Elizabeth Warren Celebrity Donors Bring Huge Donations to Campaign

United States Senate candidate Elizabeth Warren has made it her mission to run using small donations from individuals, not corporations. She faces a battle against Massachusetts' Senator Scott Brown in November and has raked in several contributions from big-name celebrities.

Barbara Streisand and producer Marcy Carsey each donated $2,500 to Warren's campaign, as did DreamWorks CEO Jeffrey Katzenberg and actor Toby Maguire. Their donations, however, were doubled by the likes of Susan Sarandon, Edward Norton, and Jon Krasinski. Among her biggest-donating celebrities are Jennifer Garner, Ben Affleck, and Matt Damon, who all donated $10,000.
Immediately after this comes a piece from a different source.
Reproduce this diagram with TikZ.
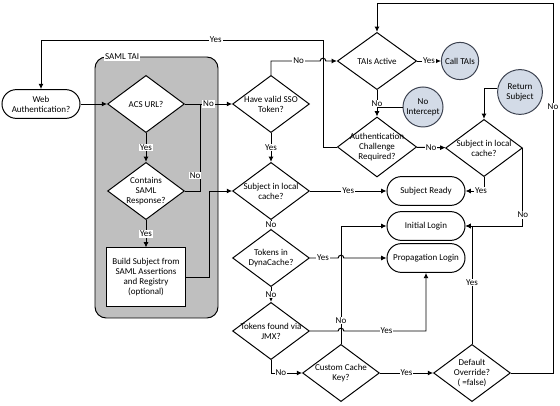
\documentclass[tikz,border=0pt]{standalone}
\usepackage{fontspec}
\setmainfont{Carlito}
\usepackage{tikz}
\usetikzlibrary{arrows.meta}
\usetikzlibrary{shapes.geometric}
\usetikzlibrary{calc}

\definecolor{taigray}{RGB}{191,191,191}
\definecolor{bubblefill}{RGB}{211,219,231}
\definecolor{bubbleline}{RGB}{60,66,80}

\tikzset{
  decision/.style={diamond, draw, line width=0.7pt, fill=white, minimum width=1.92cm, minimum height=1.43cm, inner sep=0pt},
  terminal/.style={draw, line width=0.7pt, fill=white, rounded corners=0.36cm, minimum width=1.95cm, minimum height=0.72cm},
  process/.style={draw, line width=0.7pt, fill=white, minimum width=1.95cm, minimum height=1.45cm},
  bubble/.style={circle, draw=bubbleline, line width=0.7pt, fill=bubblefill, inner sep=0pt},
  flow/.style={-{Latex[length=3.8pt,width=3.6pt]}, line width=0.7pt},
  plain/.style={line width=0.7pt},
  lbl/.style={fill=white, inner sep=0.6pt}
}

\begin{document}
\begin{tikzpicture}[x=0.025cm, y=-0.025cm, font=\fontsize{6.4}{7.1}\selectfont, every node/.append style={align=center}]
\useasboundingbox (0,0) rectangle (560,406);

\draw [plain, fill=taigray, rounded corners=0.28cm] (95,57) rectangle (218,318);
\node [lbl, anchor=west] (tailbl) at (104,57) {SAML TAI};

\node [terminal] (web) at (41,104) {Web\\Authentication?};
\node [decision, label={center:ACS URL?}] (acs) at (146,104) {};
\node [decision, label={center:Contains\\SAML\\Response?}] (saml) at (146,191) {};
\node [process] (build) at (146,277) {Build Subject from\\SAML Assertions\\and Registry\\(optional)};

\node [decision, label={center:Have valid SSO\\Token?}] (sso) at (271,104) {};
\node [decision, label={center:Subject in local\\cache?}] (subj) at (271,191) {};
\node [decision, label={center:Tokens in\\DynaCache?}] (dyna) at (271,258) {};
\node [decision, label={center:Tokens found via\\JMX?}] (jmx) at (271,331) {};
\node [decision, label={center:Custom Cache\\Key?}] (cck) at (341,373) {};
\node [decision, label={center:Default\\Override?\\( =false)}] (dflt) at (472,373) {};

\node [decision, minimum width=1.98cm, label={center:TAIs Active}] (tais) at (377,61) {};
\node [decision, minimum width=1.98cm, minimum height=1.5cm, label={center:Authentication\\Challenge\\Required?}] (authc) at (377,147) {};
\node [decision, label={center:Subject in local\\cache?}] (subjr) at (484,148) {};

\node [terminal] (ready) at (426,191) {Subject Ready};
\node [terminal] (init) at (426,226) {Initial Login};
\node [terminal] (prop) at (426,258) {Propagation Login};

\node [bubble, minimum size=0.93cm] (calltai) at (460,61) {Call TAIs};
\node [bubble, minimum size=1cm] (noint) at (423,107) {No\\Intercept};
\node [bubble, minimum size=1.12cm] (retsub) at (520,92) {Return\\Subject};

\coordinate (acsjoin) at (200,104);
\coordinate (backtop) at (323,40);
\coordinate (hopa) at (323,61);
\coordinate (hopb) at (341,258);
\coordinate (hopc) at (341,331);
\coordinate (righttop) at (553,3);

% SAML TAI
\draw [flow] (web) -- (acs);
\draw [flow] (acs) -- node[lbl]{Yes} (saml);
\draw [flow] (saml) -- node[lbl]{Yes} (build);
\draw [plain] (saml.east) -| node[lbl, pos=0.59, xshift=-0.12cm]{No} (acsjoin);
\draw [flow] (acs) -- node[lbl]{No} (sso);
\draw [flow] (build.east) -- ++(24,0) |- (subj.west);

% SSO and TAIs
\draw [flow] (sso.north) |- node[lbl, pos=0.78]{No} ([xshift=-0.07cm]hopa) arc[start angle=180, end angle=0, radius=0.07cm] -- (tais.west);
\draw [flow] (sso) -- node[lbl]{Yes} (subj);
\draw [flow] (tais) -- node[lbl]{Yes} (calltai);
\draw [plain] (noint.west) -- (noint.west -| tais.south);
\draw [flow] (tais) -- node[lbl]{No} (authc);
\draw [flow] (authc.west) -| (backtop) -| node[lbl, pos=0.19]{Yes} (web.north);
\draw [flow] (authc) -- node[lbl]{No} (subjr);
\draw [flow] (retsub.170) -| (subjr.north);
\draw [flow] (subjr.south) |- node[lbl, pos=0.58]{Yes} (ready.east);
\draw [flow] (subjr.east) |- node[lbl, pos=0.43]{No} (init.east);

% cache lookups
\draw [flow] (subj) -- node[lbl]{Yes} (ready);
\draw [flow] (subj) -- node[lbl]{No} (dyna);
\draw [flow] (cck.north) |- node[lbl, pos=0.1]{No} (init.west);
\draw [flow] (dyna.east) -- node[lbl, pos=0.46]{Yes} ([xshift=-0.07cm]hopb) arc[start angle=180, end angle=0, radius=0.07cm] -- (prop.west);
\draw [flow] (dyna) -- node[lbl]{No} (jmx);
\draw [flow] (jmx.east) -- ([xshift=-0.07cm]hopc) arc[start angle=180, end angle=0, radius=0.07cm] -| node[lbl, pos=0.26]{Yes} (prop.south);
\draw [flow] (jmx.south) |- node[lbl, pos=0.66]{No} (cck.west);
\draw [flow] (cck) -- node[lbl]{Yes} (dflt);
\draw [flow] (dflt.north) |- node[lbl, pos=0.26]{Yes} (init.east);
\draw [flow] (dflt.east) -| node[lbl, pos=0.86]{No} (righttop) -| (tais.north);
\end{tikzpicture}
\end{document}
Warren released the names of her donors and has made it a mainstream issue that all candidates, no matter the office, fully disclose their donors. Of the $3.15 million that Warren has raised in one month, 56 percent has come from small donations of less than $250, showing her popularity with everyday people.

Now, though, with the celeb disclosure, more people are able to see her popularity with the A-list. Warren has never claimed to be above her constituents and has committed herself to running an honest, everyday campaign. Her appeal lies in her humility, analysts have said, and could be crucial to her campaign against the incumbent Brown.

There are those, however, who do not trust Warren's "down-home" style and have criticized her history of working for Harvard University.

"This woman has always gone for the gold ring for herself," noted Huffington Post user Charles W. Noble. "Professor at Harvard to train the new Goldman Sachs of the world and now a senator. She seems to be gaining a lot from poor people. Why should anyone believe she's for real?"

Warren, however, has famously said, "There is nobody in this country who got rich on his own. Nobody. Now look, you built a factory and it turned into something terrific, or a great idea? God bless. Keep a big hunk of it. But part of the underlying social contract is you take a hunk of that and pay forward for the next kid who comes along."